Anna McGann
- Born: 4 June 1998 (age 27) Athlone, Ireland
- Height: 180 cm (5 ft 11 in)

Rugby union career
- Position(s): Centre, Winger

Senior career
- Years: Team / Apps / (Points)
- Railway Union
- Clovers

International career
- Years: Team / Apps / (Points)
- 2022-: Ireland / 14 / (35)
- Correct as of 14 September 2025

National sevens team
- Years: Team /  / Comps
- Ireland 7s /  / 0

= Anna McGann =

Anna McGann (born 4 June 1998) is an Irish international rugby union player from Athlone. She plays at centre or wing for the Clovers in the Celtic Challenge, the Ireland women's national rugby union team and the Irish National 7s team

== Biography ==
Born on 4 June 1998, McGann began playing hockey at the age of seven. She started playing hockey for Hermes Ladies' Hockey Club in Dublin, she was selected for the Leinster provincial team from the Under-16 category up to the Under-21 team. Tall for her age, she describes herself as very introverted. Her dream was to become an international hockey player and play in the Olympic Games. She enrolled at University College Dublin, not interested in her studies but in the hockey programme. She started playing rugby union, in addition to hockey, in order to become a better, more athletic hockey player. Identified by the Irish Rugby Football Union (IRFU), she was selected for a tournament in Vichy. Four weeks later, the union offered her a contract and she became a professional rugby sevens player.

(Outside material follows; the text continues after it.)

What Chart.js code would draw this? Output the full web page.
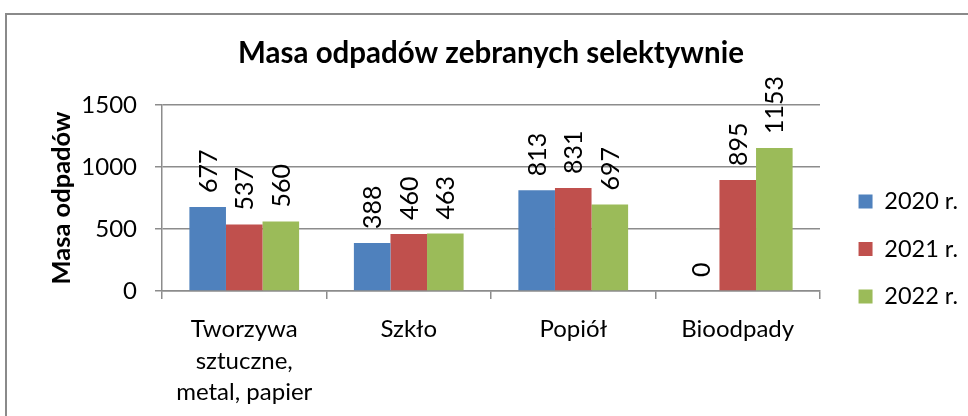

Although she was not included in Ireland's squad for the 2022 Six Nations Tournament, she was called up to face Wales and France in the first two rounds.

She was omitted from the 2023 Six Nations squad, however she did and start against Italy in the third round. She was part of the Seven's team that qualified for the 2024 Olympic games in Paris. In June 2023, during the European Championships in the Algarve, she tore her anterior cruciate ligament; During her injury forced hiatus, she set up her own online jewellery store, a project which she had never found the time to launch. She returned to play in June 2024 after 12 months away from rugby. She was not selected in the Irish 7s team for the Olympics after taking part in the preparations. She travelled to Paris with her family to watch the competition, and aims to take part in the 2028 Olympic Games.

She made her debut with the Clovers, an 15s team supported by the IRFU, in the 2024-25 Celtic Challenge. She was selected in the Ireland Squad for the 2025 Six Nations. She scored a hat-trick of tries against Italy in round 2 of the tournament. It was announced in August 2025, that she was as a member of the Irish squad to the Rugby World Cup in England.